Open up your “dream box” (where you collected stuff to do “someday”) and try everything you see in there.

Whatever you do, the goal is to stop productivity for a while and seek exploration instead. Leave productivity for the middle ages.

You might think you’d do all of that after you “make it”. But I doubt you can make it anywhere if you don’t know yourself well. All the extremely successful people you know all have one thing in common: extreme self-awareness.

When, if not now?

I worked really hard last week. So last Saturday, I told myself I’d waste a day. Do nothing at all. Not work, read, write, but just do whatever feels good. I disconnected from the world completely for 24 hours.

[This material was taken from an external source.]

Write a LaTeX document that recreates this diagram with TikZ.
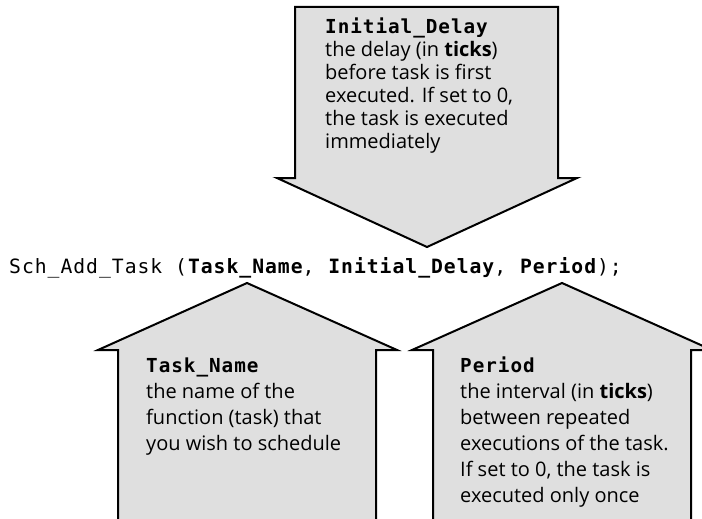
\documentclass[tikz,border=0pt]{standalone}
\usepackage{fontspec}
\setmainfont{Open Sans}
\newfontfamily\codefont[LetterSpace=5]{DejaVu Sans Mono}
\definecolor{calloutfill}{HTML}{DFDFDF}
\tikzset{
  callout/.style={draw=black, line width=2pt, fill=calloutfill, line join=miter},
  codeline/.style={anchor=base west, inner sep=0pt, font=\codefont\fontsize{19.7}{24}\selectfont},
  topnote/.style={anchor=base west, inner sep=0pt, font=\fontsize{20}{23}\selectfont},
  lownote/.style={anchor=base west, inner sep=0pt, font=\fontsize{20}{26}\selectfont}
}
\newcommand\notebox[1]{\parbox[t]{260pt}{\raggedright #1}}
\newcommand\titl[1]{{\codefont\bfseries\fontsize{19.3}{20}\selectfont #1}}
\begin{document}
\begin{tikzpicture}[x=1pt,y=-1pt]
\useasboundingbox (0,0) rectangle (702,519);
\begin{scope}
\clip (0,0) rectangle (702,519);
% top arrow pointing down
\draw[callout] (295,7) -- (558,7) -- (558,178) -- (577,178) -- (427,247) -- (277,178) -- (295,178) -- cycle;
% Task_Name arrow pointing up
\draw[callout] (247,283) -- (397,350) -- (376,350) -- (376,540) -- (118,540) -- (118,350) -- (98,350) -- cycle;
% Period arrow pointing up
\draw[callout] (562,283) -- (712,350) -- (691,350) -- (691,540) -- (433,540) -- (433,350) -- (412,350) -- cycle;
\end{scope}
\node[codeline] (code) at (9,273) {Sch\_Add\_Task (\textbf{Task\_Name}, \textbf{Initial\_Delay}, \textbf{Period});};
\node[topnote] (delay) at (325,34) {\notebox{\titl{Initial\_Delay}\\
the delay (in \textbf{ticks})\\
before task is first\\
executed. If set to 0,\\
the task is executed\\
immediately}};
\node[lownote] (name) at (146,372) {\notebox{\titl{Task\_Name}\\
the name of the\\
function (task) that\\
you wish to schedule}};
\node[lownote] (period) at (460,372) {\notebox{\titl{Period}\\
the interval (in \textbf{ticks})\\
between repeated\\
executions of the task.\\
If set to 0, the task is\\
executed only once}};
\end{tikzpicture}
\end{document}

It was hard at first. Considering that I write every day, I fought with a large dose of FOMO. But I needed that time, so I pushed myself. By the evening, I had 5-7 different new ideas about what I wanted to do (e.g. learn Spanish). I didn’t know I had these ideas.

It turns out, you can only hear yourself when you stop. And listen.

As they say, silence is not the absence of something but the presence of everything.

I make it sound like I’ve got it all figured out. There’s no such thing. I rushed for the majority of the past four years, chasing money and success and hustling myself to the bone. Now that I am trying to reconfigure my life and decide what’s best for me, I see that it’s not working anymore.

It’s in making use of my twenties.

I remember when my father’s friend said he envied me. I asked why. He said because I have an ability—at the age of 22—to shrink my lifestyle down to a bare minimum. To plunge into projects on a whim, travel, and dream about life. He said he can’t do that anymore. Not like that, anyway. He has too many obligations, taking care of his family and all.

He said he regrets not taking the time to explore, because you can always be productive later in life.

We can all learn from nature. It never rushes, yet everything is accomplished. Seasons change and everything comes at the right time. There will be a season for productivity, for building.

If you’re in your twenties, now is the time to explore.